The Arctic Snowy Owl has been seen in unusual numbers across the northeast, and even as far south as Virginia. Summers said finches like Pine Siskins and White Winged Crossbills that feed on pine cones in the far northern forests have come south, too.
"We don't see this many of them normally,” she said, trudging through the fresh snow. “We see a few each year, but the number of flocks in the Rochester area and in New York is enormous - all sorts of sightings of them everywhere. It must be a pretty tough winter up north. I personally thought it was a pretty tough winter here."
Milan Bull of the Connecticut Audubon Society said birds such as the winter finches are grocery shopping:
"The food sources for all these birds are cyclical, and when the cycle is down, as far as the winter finches are concerned, and the pine cones are down in the boreal forests, the finches move further south.” Bull said the same is true for Snowy Owls, except their main food is lemmings.
When birds leave their home turf looking for food, scientists call it an "eruptive migration." Some people may think it has something to do with climate change, but Wes Hochaka of the Cornell University Ornithology Laboratory said this has happened every couple of years since the last ice age.
"These are birds that have, for generations, faced fluctuating food supplies,” he said, “and their solution to the problem is to stay as far north as possible, but if you have to, move south. And potentially move very, very far south."

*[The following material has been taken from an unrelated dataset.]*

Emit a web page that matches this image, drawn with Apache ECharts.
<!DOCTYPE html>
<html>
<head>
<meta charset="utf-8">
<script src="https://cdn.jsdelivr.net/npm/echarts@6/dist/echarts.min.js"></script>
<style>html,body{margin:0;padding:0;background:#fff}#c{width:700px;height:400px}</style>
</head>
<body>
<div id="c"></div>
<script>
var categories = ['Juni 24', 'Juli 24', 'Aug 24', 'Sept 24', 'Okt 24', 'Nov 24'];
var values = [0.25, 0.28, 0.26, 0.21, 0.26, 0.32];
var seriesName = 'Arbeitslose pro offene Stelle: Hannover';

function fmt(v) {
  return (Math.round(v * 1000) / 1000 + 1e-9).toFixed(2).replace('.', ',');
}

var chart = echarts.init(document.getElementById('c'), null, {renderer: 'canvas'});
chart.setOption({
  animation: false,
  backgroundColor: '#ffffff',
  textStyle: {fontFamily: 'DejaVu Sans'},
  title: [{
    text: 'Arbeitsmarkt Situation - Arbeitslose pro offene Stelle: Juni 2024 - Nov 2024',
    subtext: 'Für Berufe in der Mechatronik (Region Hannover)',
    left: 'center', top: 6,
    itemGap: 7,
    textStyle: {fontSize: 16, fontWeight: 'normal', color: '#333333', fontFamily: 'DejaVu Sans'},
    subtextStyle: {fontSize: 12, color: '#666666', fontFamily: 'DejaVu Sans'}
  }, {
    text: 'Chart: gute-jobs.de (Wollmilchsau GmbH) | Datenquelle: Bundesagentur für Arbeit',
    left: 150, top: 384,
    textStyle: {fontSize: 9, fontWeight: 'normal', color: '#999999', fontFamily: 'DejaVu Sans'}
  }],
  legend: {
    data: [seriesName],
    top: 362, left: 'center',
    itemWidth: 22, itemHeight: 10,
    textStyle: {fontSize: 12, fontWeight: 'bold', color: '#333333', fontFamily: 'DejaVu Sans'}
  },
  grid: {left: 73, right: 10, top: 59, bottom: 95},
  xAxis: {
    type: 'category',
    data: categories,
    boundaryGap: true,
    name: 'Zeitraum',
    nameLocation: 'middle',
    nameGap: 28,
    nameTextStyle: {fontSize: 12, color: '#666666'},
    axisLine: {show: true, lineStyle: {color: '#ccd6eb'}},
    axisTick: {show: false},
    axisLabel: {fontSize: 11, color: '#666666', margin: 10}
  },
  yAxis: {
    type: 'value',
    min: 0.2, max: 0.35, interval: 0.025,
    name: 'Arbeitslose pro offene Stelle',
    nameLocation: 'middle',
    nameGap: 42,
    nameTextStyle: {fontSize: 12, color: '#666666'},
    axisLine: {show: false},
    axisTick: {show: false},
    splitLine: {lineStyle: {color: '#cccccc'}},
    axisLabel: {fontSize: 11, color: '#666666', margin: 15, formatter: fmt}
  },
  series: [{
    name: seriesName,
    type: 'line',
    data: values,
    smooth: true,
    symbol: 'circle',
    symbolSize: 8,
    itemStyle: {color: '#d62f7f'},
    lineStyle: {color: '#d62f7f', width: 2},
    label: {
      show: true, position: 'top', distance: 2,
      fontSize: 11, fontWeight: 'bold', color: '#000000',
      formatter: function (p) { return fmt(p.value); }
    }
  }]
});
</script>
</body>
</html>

But Hochaka said conservationists are tracking these eruptions, because if northern species start showing up more and more frequently every winter instead of every few winters, it might indicate climate change at work.
Another rare bird sighting has raised additional questions. This year, bird watchers saw two adult Ivory Gulls on the Massachusetts coast, and one was sighted last winter in Rhode Island.
Wayne Peterson, director of the Important Bird Area Program for the Massachusetts Audubon Society, said this is very rare.
"Now, since I've been birding - and I’ve been birding since I was a child - there have only been three or four Ivory Gulls have been seen in Massachusetts. That goes back to the sixties.”
And Peterson noted the Ivory Gulls have shown up in the Northeast at a time when their numbers are declining in the arctic. Wildlife experts are trying to figure out what their arrival here this winter means.